If you want the spreadsheet, contact me with your email info. Only problem, it's in Quattro Pro 7, and may not have converted cleanly to Excel.

 

[jghrist]

For a composite conductor like ACSR, the calculation is not so simple. There is an interaction between the steel and the aluminum that needs to be considered. Hand calculations to accurately take this into account involve graphically interposing the stress-strain curves of the two materials. There was a thread about a year ago on this subject and someone posted a link to a program that gave a good approxite solution. Try searching this forum.

 

[tinfoil]

Adding further complication to this is wire creep - old ACSR has been permanently 'stretched' to be longer than new ACSR, which is why all the sag tables have initial sags and tensions (for unstretched wire) and final sags and tensions (for older wires).

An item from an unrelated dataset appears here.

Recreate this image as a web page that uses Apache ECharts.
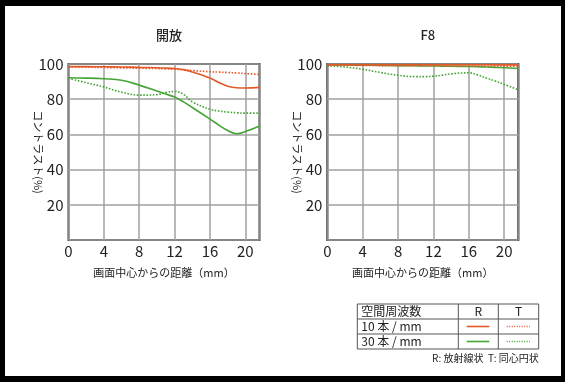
<!DOCTYPE html>
<html><head><meta charset="utf-8">
<script src="https://cdn.jsdelivr.net/npm/echarts@6/dist/echarts.min.js"></script>
<style>
html,body{margin:0;padding:0;background:#000;}
#bg{position:absolute;left:5px;top:6px;width:556px;height:370px;background:#fff;}
#chart{position:absolute;left:0;top:0;width:565px;height:382px;}
</style></head><body>
<div id="bg"></div><div id="chart"></div>
<script>
// ---- data ----
const positions = [0, 2, 4, 6, 8, 10, 11, 12, 13, 14, 16, 17, 18, 19, 20, 21.6];
const xTickValues = [0, 4, 8, 12, 16, 20];
const yTickValues = [20, 40, 60, 80, 100];
const panelTitles = ['開放', 'F8'];
const xAxisName = '画面中心からの距離（mm）';
const yAxisName = 'コントラスト(%)';

const openR10 = [98.5, 98.5, 98.4, 98.3, 98.1, 97.9, 97.7, 97.4, 96.8, 95.5, 92.0, 89.5, 87.4, 86.5, 86.4, 86.7];
const openT10 = [98.3, 98.2, 98.0, 97.8, 97.6, 97.4, 97.2, 97.0, 96.8, 96.3, 95.6, 95.4, 95.2, 94.9, 94.6, 94.0];
const openR30 = [92.2, 92.0, 91.6, 90.8, 88.0, 84.6, 82.9, 81.2, 78.5, 75.3, 68.7, 65.3, 62.2, 60.4, 61.6, 64.8];
const openT30 = [91.8, 89.4, 86.9, 84.0, 82.3, 82.6, 83.8, 84.4, 82.8, 78.5, 74.3, 73.3, 72.7, 72.3, 72.1, 72.1];

const f8R10 = [99.6, 99.6, 99.6, 99.6, 99.6, 99.6, 99.6, 99.6, 99.6, 99.6, 99.6, 99.6, 99.6, 99.5, 99.5, 99.5];
const f8T10 = [99.4, 99.3, 99.2, 99.1, 99.0, 99.0, 99.0, 99.0, 99.0, 98.9, 98.9, 98.9, 98.9, 98.9, 98.8, 98.8];
const f8R30 = [99.5, 99.4, 99.3, 99.2, 99.1, 99.0, 98.9, 98.9, 98.8, 98.7, 98.6, 98.5, 98.3, 98.1, 97.9, 97.4];
const f8T30 = [99.0, 98.3, 97.0, 95.2, 93.6, 92.8, 92.8, 93.1, 93.6, 94.4, 95.0, 93.8, 92.0, 90.3, 88.4, 85.4];

const legendHeader = ['空間周波数', 'R', 'T'];
const legendRows = ['10 本 / mm', '30 本 / mm'];
const footnote = 'R: 放射線状  T: 同心円状';

// ---- styling ----
const FONT = 'Noto Sans CJK JP';
const ORANGE = '#e25a2a';
const GREEN = '#45a535';
const pair = (ys) => positions.map((x, i) => [x, ys[i]]);

const panels = [
  { title: panelTitles[0], left: 68.5, series: [openR10, openT10, openR30, openT30] },
  { title: panelTitles[1], left: 327.3, series: [f8R10, f8T10, f8R30, f8T30] }
];
const styles = [
  { color: ORANGE, type: 'solid', width: 1.6 },
  { color: ORANGE, type: 'dotted', width: 1.6 },
  { color: GREEN, type: 'solid', width: 1.6 },
  { color: GREEN, type: 'dotted', width: 1.6 }
];

const grids = [], xAxes = [], yAxes = [], series = [], titles = [];
panels.forEach((p, gi) => {
  grids.push({ left: p.left, top: 64, width: 191, height: 176, show: true,
    borderColor: '#3a3a3a', borderWidth: 2, backgroundColor: 'transparent' });
  titles.push({ text: p.title, left: p.left + 95.5, top: 24, textAlign: 'center',
    textStyle: { fontFamily: FONT, fontSize: 13, fontWeight: 500, color: '#222' } });
  xAxes.push({ type: 'value', gridIndex: gi, min: 0, max: 21.6, interval: 4,
    name: xAxisName, nameLocation: 'middle', nameGap: 27, nameMoveOverlap: false,
    nameTextStyle: { fontFamily: FONT, fontSize: 11, color: '#222' },
    axisLine: { show: false }, axisTick: { show: false },
    axisLabel: { margin: 4, fontFamily: FONT, fontSize: 15, color: '#222',
      showMaxLabel: false,
      formatter: v => xTickValues.includes(v) ? String(v) : '' },
    splitLine: { show: true, lineStyle: { color: '#a0a0a0', width: 1.5 } } });
  yAxes.push({ type: 'value', gridIndex: gi, min: 0, max: 100, interval: 20,
    name: yAxisName, nameLocation: 'middle', nameGap: 25, nameRotate: -90, nameMoveOverlap: false,
    nameTextStyle: { fontFamily: FONT, fontSize: 11, color: '#222' },
    axisLine: { show: false }, axisTick: { show: false },
    axisLabel: { margin: 5, fontFamily: FONT, fontSize: 15, color: '#222',
      formatter: v => yTickValues.includes(v) ? String(v) : '' },
    splitLine: { show: true, lineStyle: { color: '#a0a0a0', width: 1.5 } } });
  p.series.forEach((ys, si) => {
    series.push({ type: 'line', xAxisIndex: gi, yAxisIndex: gi, data: pair(ys),
      smooth: 0.4, symbol: 'none', lineStyle: styles[si], z: 3 + (si < 2 ? 1 : 0) });
  });
});

// legend table (decoration)
const tx0 = 357.3, tx1 = 538.7, ty0 = 304, rowH = 15, c1 = 458.3, c2 = 498.3;
const tStroke = { stroke: '#555', lineWidth: 1 };
const g = [];
g.push({ type: 'rect', shape: { x: tx0, y: ty0, width: tx1 - tx0, height: rowH * 3 }, style: { fill: 'none', ...tStroke } });
[1, 2].forEach(r => g.push({ type: 'line', shape: { x1: tx0, y1: ty0 + r * rowH, x2: tx1, y2: ty0 + r * rowH }, style: tStroke }));
[c1, c2].forEach(c => g.push({ type: 'line', shape: { x1: c, y1: ty0, x2: c, y2: ty0 + rowH * 3 }, style: tStroke }));
const txt = (text, x, y, align, size) => ({ type: 'text', x, y,
  style: { text, fill: '#222', font: `${size}px "${FONT}"`, textAlign: align, textVerticalAlign: 'middle' } });
g.push(txt(legendHeader[0], tx0 + 4, ty0 + rowH / 2, 'left', 12));
g.push(txt(legendHeader[1], (c1 + c2) / 2, ty0 + rowH / 2, 'center', 12));
g.push(txt(legendHeader[2], (c2 + tx1) / 2, ty0 + rowH / 2, 'center', 12));
legendRows.forEach((r, i) => {
  const yy = ty0 + rowH * (i + 1) + rowH / 2;
  const col = i === 0 ? ORANGE : GREEN;
  g.push(txt(r, tx0 + 4, yy, 'left', 12));
  g.push({ type: 'line', shape: { x1: 466.7, y1: yy, x2: 489.3, y2: yy }, style: { stroke: col, lineWidth: 1.6 } });
  g.push({ type: 'line', shape: { x1: 506.7, y1: yy, x2: 530, y2: yy }, style: { stroke: col, lineWidth: 1.4, lineDash: [1, 1.5] } });
});
g.push(txt(footnote, tx1, 358, 'right', 10));

const chart = echarts.init(document.getElementById('chart'), null, { renderer: 'canvas' });
chart.setOption({
  animation: false,
  backgroundColor: 'transparent',
  title: titles,
  grid: grids,
  xAxis: xAxes,
  yAxis: yAxes,
  series: series,
  graphic: g
});
</script>
</body></html>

Of course, if ANY conductor has too much strain applied (i.e. outside of its elastic range) it will ne permanemtly damaged/stretched/deformed. The 'creep' I am describing above is considered 'normal usage'.

There's some good reference stuff at

http://www.geocities.com/ieee_tpc/ieee_tutorials/IEEETPCTutorial_Sag-tensionCalcs.pdf

 

[tommom]

The calculation that I use takes the "short-term stretchiness" of ACSR into account - ACSR has a composite modulus of elasticity which can be calculated. I did not include that calculation in my post.

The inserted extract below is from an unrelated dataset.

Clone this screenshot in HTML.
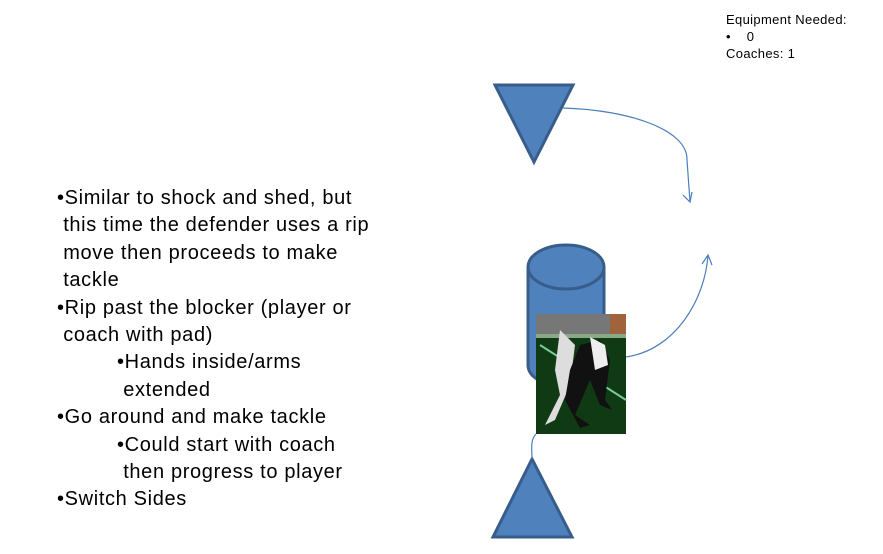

I did not include the effects of long-term creep - I'm not sure exactly how to do that based on the calculation I gave - there is no additional information on how to do that in the book I "quoted."

The point is that it's not a simple calculation, it can be done and estimated but if you need precision a program is probably better. SAG10 can be used, a demo version is free from Alcoa but you need to pay for the full version - I forget the limitations on the demo.